Assessment and findings
A change in service delivery partner
- The resident’s tenancy agreement does not have services attached to their tenancy agreement for which they must pay a charge. They have access to the landlord’s repairs service and the landlord employs a contractor to maintain the green spaces. The only payment required by the resident as set out in the tenancy agreement is for rent.
- Where there are no additional charges attached to the tenancy agreement, a landlord does not have to consult residents when changing contractors for supply or repair services, so long as the change does not significantly impact the residents’ living conditions or the services they receive. However, if the change in contractor leads to a substantial alteration in the quality or type of service provided, it could be considered a significant impact, and consultation might be necessary.

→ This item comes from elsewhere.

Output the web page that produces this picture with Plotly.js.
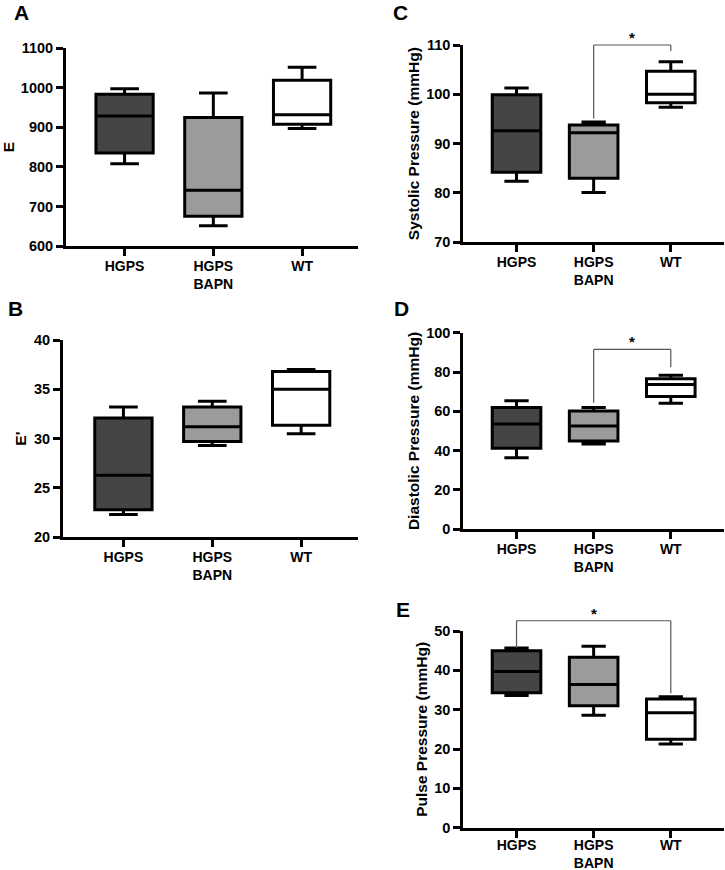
<!DOCTYPE html>
<html>
<head>
<meta charset="utf-8">
<script src="https://cdn.plot.ly/plotly-3.0.1.min.js"></script>
<style>html,body{margin:0;padding:0;background:#fff;}#chart{width:725px;height:870px;}</style>
</head>
<body>
<div id="chart"></div>
<script>
// ---- data ----
const categories = ['HGPS', 'HGPS<br>BAPN', 'WT'];
const groupFills = ['#454545', '#9b9b9b', '#ffffff'];

// Panel A: E
const A_min = [808, 651, 897];
const A_q1  = [835, 675, 908];
const A_med = [929, 741, 932];
const A_q3  = [984, 925, 1019];
const A_max = [998, 987, 1052];

// Panel B: E'
const B_min = [22.3, 29.3, 30.5];
const B_q1  = [22.8, 29.7, 31.35];
const B_med = [26.3, 31.2, 35.0];
const B_q3  = [32.1, 33.2, 36.8];
const B_max = [33.2, 33.8, 37.0];

// Panel C: Systolic pressure
const C_min = [82.4, 80.1, 97.4];
const C_q1  = [84.2, 83.0, 98.3];
const C_med = [92.6, 92.2, 100.0];
const C_q3  = [99.9, 93.8, 104.7];
const C_max = [101.3, 94.4, 106.6];

// Panel D: Diastolic pressure
const D_min = [36.4, 43.4, 64.1];
const D_q1  = [41.2, 44.9, 67.6];
const D_med = [53.6, 52.5, 73.7];
const D_q3  = [61.9, 60.2, 76.6];
const D_max = [65.4, 62.0, 78.3];

// Panel E: Pulse pressure
const E_min = [33.6, 28.6, 21.3];
const E_q1  = [34.3, 31.0, 22.5];
const E_med = [39.7, 36.4, 29.2];
const E_q3  = [45.0, 43.3, 32.7];
const E_max = [45.7, 46.1, 33.3];

// significance brackets: [fromGroup, toGroup, leftEnd, top, rightEnd]
const C_sig = [1, 2, 95.1, 110.0, 108.8];
const D_sig = [1, 2, 64.4, 91.5, 82.4];
const E_sig = [0, 2, 45.7, 52.6, 34.2];

const panelLetters = ['A', 'B', 'C', 'D', 'E'];
const yTitles = ['E', "E'", 'Systolic Pressure (mmHg)', 'Diastolic Pressure (mmHg)', 'Pulse Pressure (mmHg)'];

// ---- layout helpers ----
const W = 725, H = 870;
const FONT = 'Arial, "Liberation Sans", Helvetica, sans-serif';
const fx = px => px / W;
const fy = px => 1 - px / H;

const panels = [
  {id: '',  stats: [A_min, A_q1, A_med, A_q3, A_max], yr: [600, 1100], dt: 100, xd: [66, 358], yd: [48.3, 246], xr: [-0.66, 2.63], bw: 0.645, sig: null, ts: 4, xs: -2},
  {id: '2', stats: [B_min, B_q1, B_med, B_q3, B_max], yr: [20, 40], dt: 5, xd: [63, 358], yd: [340, 537.3], xr: [-0.68, 2.64], bw: 0.645, sig: null, ts: 4, xs: -2},
  {id: '3', stats: [C_min, C_q1, C_med, C_q3, C_max], yr: [70, 110], dt: 10, xd: [463.3, 724], yd: [45, 242.3], xr: [-0.69, 2.69], bw: 0.63, sig: C_sig, ts: 3, xs: -2},
  {id: '4', stats: [D_min, D_q1, D_med, D_q3, D_max], yr: [0, 100], dt: 20, xd: [463.3, 724], yd: [332.7, 529.3], xr: [-0.69, 2.69], bw: 0.63, sig: D_sig, ts: 3, xs: -2},
  {id: '5', stats: [E_min, E_q1, E_med, E_q3, E_max], yr: [0, 50], dt: 10, xd: [463.3, 724], yd: [631, 827.7], xr: [-0.69, 2.69], bw: 0.63, sig: E_sig, ts: 3, xs: -5}
];
const letterPos = [[21, 13], [15, 309], [400, 12], [401, 308], [403, 609]];

const traces = [];
const layout = {
  width: W, height: H,
  margin: {l: 0, r: 0, t: 0, b: 0, pad: 0},
  paper_bgcolor: '#fff', plot_bgcolor: 'rgba(0,0,0,0)',
  showlegend: false,
  boxmode: 'overlay',
  font: {family: FONT, color: '#000'},
  shapes: [], annotations: []
};

const axisCommon = {
  showline: true, linewidth: 3, linecolor: '#000',
  ticks: 'outside', ticklen: 7, tickwidth: 3, tickcolor: '#000',
  showgrid: false, zeroline: false, fixedrange: true,
  tickfont: {family: FONT, size: 14.5, color: '#000', weight: 'bold'}
};

panels.forEach((p, i) => {
  const xa = 'x' + p.id, ya = 'y' + p.id;
  const [mn, q1, md, q3, mx] = p.stats;
  categories.forEach((c, g) => {
    traces.push({
      type: 'box', xaxis: xa, yaxis: ya,
      x: [c], q1: [q1[g]], median: [md[g]], q3: [q3[g]],
      lowerfence: [mn[g]], upperfence: [mx[g]],
      boxpoints: false, width: p.bw, whiskerwidth: 0.5,
      fillcolor: groupFills[g],
      line: {color: '#000', width: 3},
      hoverinfo: 'skip'
    });
  });
  layout['xaxis' + p.id] = Object.assign({}, axisCommon, {
    domain: [fx(p.xd[0]), fx(p.xd[1])], anchor: ya,
    type: 'category', categoryorder: 'array', categoryarray: categories,
    range: p.xr, ticklabelstandoff: p.xs,
    tickfont: {family: FONT, size: 14, color: '#000', weight: 'bold'}
  });
  layout['yaxis' + p.id] = Object.assign({}, axisCommon, {
    domain: [fy(p.yd[1]), fy(p.yd[0])], anchor: xa,
    range: p.yr, dtick: p.dt, tick0: 0,
    title: {text: yTitles[i], standoff: p.ts, font: {family: FONT, size: 15.5, color: '#000', weight: 'bold'}}
  });
  if (p.sig) {
    const s = p.sig;
    const d = v => (v - p.yr[0]) / (p.yr[1] - p.yr[0]);
    const x0 = categories[s[0]], x1 = categories[s[1]];
    const line = {color: '#555', width: 1.2};
    const yref = ya + ' domain';
    layout.shapes.push({type: 'line', xref: xa, yref: yref, x0: x0, x1: x0, y0: d(s[2]), y1: d(s[3]), line: line});
    layout.shapes.push({type: 'line', xref: xa, yref: yref, x0: x0, x1: x1, y0: d(s[3]), y1: d(s[3]), line: line});
    layout.shapes.push({type: 'line', xref: xa, yref: yref, x0: x1, x1: x1, y0: d(s[3]), y1: d(s[4]), line: line});
    layout.annotations.push({
      xref: xa, yref: yref, x: (s[0] + s[1]) / 2, y: d(s[3]),
      text: '*', showarrow: false, yanchor: 'bottom', yshift: -3,
      font: {family: FONT, size: 15, color: '#000', weight: 'bold'}
    });
  }
});

panelLetters.forEach((L, i) => {
  layout.annotations.push({
    xref: 'paper', yref: 'paper', x: fx(letterPos[i][0]), y: fy(letterPos[i][1]),
    text: L, showarrow: false, xanchor: 'center', yanchor: 'middle',
    font: {family: FONT, size: 21, color: '#000', weight: 'bold'}
  });
});

Plotly.newPlot('chart', traces, layout, {staticPlot: true, displayModeBar: false});
</script>
</body>
</html>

- The new contractor had previously managed the delivery of repairs carried out by the previous contractor, with many of the same operatives and management staff continuing to deliver the service due to TUPE.
- It was reasonable for the landlord to consider there to be no significant impact to the resident because there was no loss of the repair service, and the same operatives would manage the repairs. This met its responsibilities outlined in the tenancy agreement and the Regulator of Social Housing’s Transparency, Influence and Accountability Standard.

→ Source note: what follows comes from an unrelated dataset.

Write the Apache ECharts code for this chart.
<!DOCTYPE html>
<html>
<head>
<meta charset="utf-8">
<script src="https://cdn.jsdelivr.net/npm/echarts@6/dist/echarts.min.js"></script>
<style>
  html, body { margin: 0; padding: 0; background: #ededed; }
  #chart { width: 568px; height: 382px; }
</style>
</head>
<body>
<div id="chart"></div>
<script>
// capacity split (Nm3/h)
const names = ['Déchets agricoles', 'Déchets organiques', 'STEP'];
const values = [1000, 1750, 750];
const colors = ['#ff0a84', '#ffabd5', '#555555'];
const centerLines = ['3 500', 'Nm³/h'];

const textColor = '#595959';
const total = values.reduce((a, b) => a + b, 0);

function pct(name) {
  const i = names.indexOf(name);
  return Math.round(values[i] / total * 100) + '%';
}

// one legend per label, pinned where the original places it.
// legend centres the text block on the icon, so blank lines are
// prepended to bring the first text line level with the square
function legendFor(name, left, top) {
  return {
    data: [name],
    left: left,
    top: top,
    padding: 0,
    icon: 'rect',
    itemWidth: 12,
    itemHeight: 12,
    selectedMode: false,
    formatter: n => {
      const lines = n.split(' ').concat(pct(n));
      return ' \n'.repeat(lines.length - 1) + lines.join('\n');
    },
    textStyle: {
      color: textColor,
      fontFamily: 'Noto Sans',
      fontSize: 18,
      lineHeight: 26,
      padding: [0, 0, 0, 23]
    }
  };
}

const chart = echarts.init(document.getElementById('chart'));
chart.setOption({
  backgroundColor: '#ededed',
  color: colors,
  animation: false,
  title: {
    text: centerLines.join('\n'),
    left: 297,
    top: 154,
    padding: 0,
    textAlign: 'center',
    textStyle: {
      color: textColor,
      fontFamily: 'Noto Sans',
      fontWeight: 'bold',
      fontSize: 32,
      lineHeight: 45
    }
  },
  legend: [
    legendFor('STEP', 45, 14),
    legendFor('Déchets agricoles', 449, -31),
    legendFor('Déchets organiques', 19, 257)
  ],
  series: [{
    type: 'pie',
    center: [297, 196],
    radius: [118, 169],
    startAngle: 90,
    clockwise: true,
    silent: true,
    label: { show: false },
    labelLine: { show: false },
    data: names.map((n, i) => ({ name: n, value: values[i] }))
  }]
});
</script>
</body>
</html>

- As such, there was no significant adverse impact caused to the resident by the landlord’s change of contractor and the repairs service the landlord had to provide had not changed. In the Ombudsman’s opinion there was no maladministration by the landlord in choosing not to consult the resident.

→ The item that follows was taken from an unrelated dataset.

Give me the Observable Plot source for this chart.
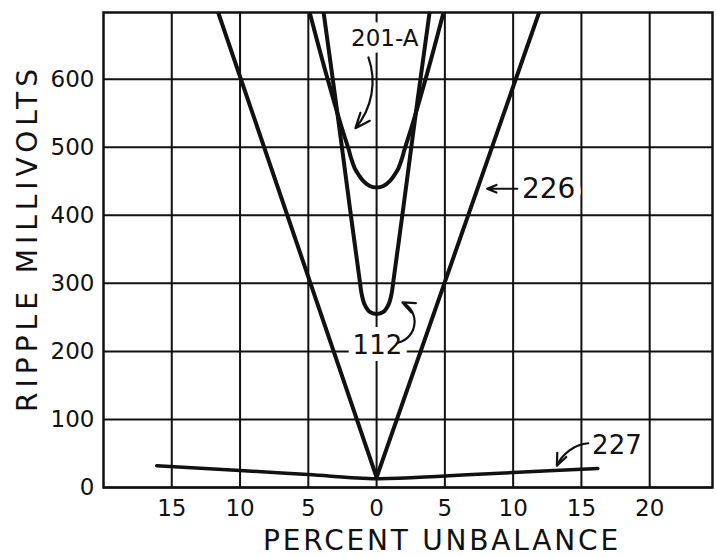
<!DOCTYPE html>
<html><head><meta charset="utf-8">
<script src="https://cdn.jsdelivr.net/npm/d3@7"></script>
<script src="https://cdn.jsdelivr.net/npm/@observablehq/plot@0.6"></script>
<style>body{margin:0;background:#fff}</style>
</head><body><div id="chart"></div>
<script>
// Axis ticks
const xTickValues = [-15, -10, -5, 0, 5, 10, 15, 20];
const xGridValues = [-15, -10, -5, 0, 5, 10, 15, 20];
const yTickValues = [0, 100, 200, 300, 400, 500, 600];

// Tube 226 (V shape)
const tube226X = [-11.6, 0, 11.9];
const tube226Y = [698, 15, 698];

// Tube 112 (narrow U)
const tube112X = [-3.88, -2.98, -2.52, -1.95, -1.22, -1.1, -0.88, -0.5, 0, 0.5, 0.88, 1.1, 1.22, 1.95, 2.52, 2.98, 3.88];
const tube112Y = [698, 566, 497, 410, 302, 285, 269, 258, 255, 258, 269, 285, 302, 410, 497, 566, 698];

// Tube 201-A (wider U, higher floor)
const tube201X = [-4.9, -4.0, -3.1, -2.6, -2.05, -1.85, -1.6, -1.3, -1.0, -0.5, 0, 0.5, 1.0, 1.3, 1.6, 1.85, 2.05, 2.6, 3.1, 4.0, 4.9];
const tube201Y = [698, 630, 566, 532, 497, 483, 469, 459, 451, 443, 441, 443, 451, 459, 469, 483, 497, 532, 566, 630, 698];

// Tube 227 (nearly flat)
const tube227X = [-16.1, -10, -5, 0, 5, 10, 16.2];
const tube227Y = [32, 25, 19, 13, 17, 22, 28];

// Curve labels and pointer arrows (data coordinates)
const labelText = ["201-A", "226", "112", "227"];
const labelX = [0.6, 12.6, 0.06, 17.6];
const labelY = [660, 439, 209, 62];
const arrowX1 = [-0.6, 10.3, 1.6, 15.5];
const arrowY1 = [632, 439, 213, 65];
const arrowX2 = [-1.55, 8.1, 1.89, 13.2];
const arrowY2 = [528, 439, 272, 32];
const arrowBend = [30, 0, -70, -30];

const xTitle = "PERCENT UNBALANCE";
const yTitle = "RIPPLE MILLIVOLTS";

const labelSizes = [23, 28, 26, 26];

const idx = n => d3.range(n);
const ink = "#111";

const chart = Plot.plot({
  width: 717,
  height: 557,
  marginLeft: 103,
  marginRight: 5,
  marginTop: 12,
  marginBottom: 70,
  style: {fontFamily: "DejaVu Sans", color: ink, background: "white", overflow: "visible"},
  x: {domain: [-20, 24.6], range: [103, 712]},
  y: {domain: [0, 698]},
  marks: [
    Plot.ruleX(xGridValues, {stroke: ink, strokeWidth: 2, strokeOpacity: 1}),
    Plot.ruleY(yTickValues, {stroke: ink, strokeWidth: 2, strokeOpacity: 1}),
    Plot.frame({stroke: ink, strokeWidth: 2.5}),
    Plot.axisX({ticks: xTickValues, tickSize: 0, tickPadding: 12, fontSize: 23, tickFormat: d => Math.abs(d), label: null}),
    Plot.axisY({ticks: yTickValues, tickSize: 0, tickPadding: 9, fontSize: 23, label: null}),
    ...labelText.map((t, i) => Plot.text([t], {
      x: () => labelX[i], y: () => labelY[i], text: d => d,
      fontSize: labelSizes[i], fill: ink, stroke: "white", strokeWidth: 14,
      strokeLinejoin: "round", paintOrder: "stroke"
    })),
    Plot.line(idx(tube226X.length), {x: i => tube226X[i], y: i => tube226Y[i], stroke: ink, strokeWidth: 4, clip: true}),
    Plot.line(idx(tube112X.length), {x: i => tube112X[i], y: i => tube112Y[i], stroke: ink, strokeWidth: 4, curve: "catmull-rom", clip: true}),
    Plot.line(idx(tube201X.length), {x: i => tube201X[i], y: i => tube201Y[i], stroke: ink, strokeWidth: 4, curve: "catmull-rom", clip: true}),
    Plot.line(idx(tube227X.length), {x: i => tube227X[i], y: i => tube227Y[i], stroke: ink, strokeWidth: 3.5, curve: "catmull-rom", clip: true}),
    ...arrowBend.map((b, i) => Plot.arrow([i], {
      x1: () => arrowX1[i], y1: () => arrowY1[i], x2: () => arrowX2[i], y2: () => arrowY2[i],
      bend: b, stroke: ink, strokeWidth: 2.2, headLength: 11, headAngle: 45
    })),
    Plot.text([yTitle], {frameAnchor: "left", textAnchor: "middle", lineAnchor: "middle", rotate: -90, dx: -75, dy: -12, fontSize: 28, fill: ink}),
    Plot.text([xTitle], {frameAnchor: "bottom", textAnchor: "middle", lineAnchor: "bottom", dx: 34, dy: 62, fontSize: 28, fill: ink})
  ]
});
document.getElementById("chart").appendChild(chart);
const texts = d3.select(chart).selectAll("text");
texts.filter(function () { return this.textContent === yTitle; }).attr("letter-spacing", 5);
texts.filter(function () { return this.textContent === xTitle; }).attr("letter-spacing", 2.8);
</script>
</body></html>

Cyclical external painting works
- The landlord confirmed to the resident that the previous landlord had consulted with residents regarding the planned cyclical property painting works in 2019. Following the consultation event the colour scheme was voted on by residents and had been in use since.
- This Service appreciates the resident did not choose the available colour options and they were not invited to the consultation which took place in 2019. However, the landlord had since taken charge of the properties and chose to keep in place the colours voted on in 2019 when continuing the cyclical works. The landlord’s response was reasonable as its predecessor had consulted residents in 2019 and devised a colour scheme.
- This Service cannot require the landlord to use a specific colour of paint at the resident’s property. However, it would be reasonable for the landlord to have considered if there were any alternative options it could offer to the resident. While it may not be able to accommodate the resident’s preferences it should show it explored options to maintain customer satisfaction.
- In the Ombudsman’s opinion the landlord’s handling of the cyclical painting colour was no maladministration.
Determination (decision)
- In accordance with paragraph 52 of the Housing Ombudsman Scheme there was no maladministration by the landlord in its handling of a change in service delivery partner.
- In accordance with paragraph 52 of the Housing Ombudsman Scheme there was no maladministration by the landlord in its consultation of cyclical external painting works.
Reasons
- In line with the tenancy agreement the landlord was required to consult residents on changes to the services it provides if it significantly impacted the quality of service provided or the living conditions. The landlord did not consider that a change in contractor would significantly impact the repairs service it provided.
- The choice of colour scheme had previously involved residents in 2019, and a colour scheme was developed following those meetings.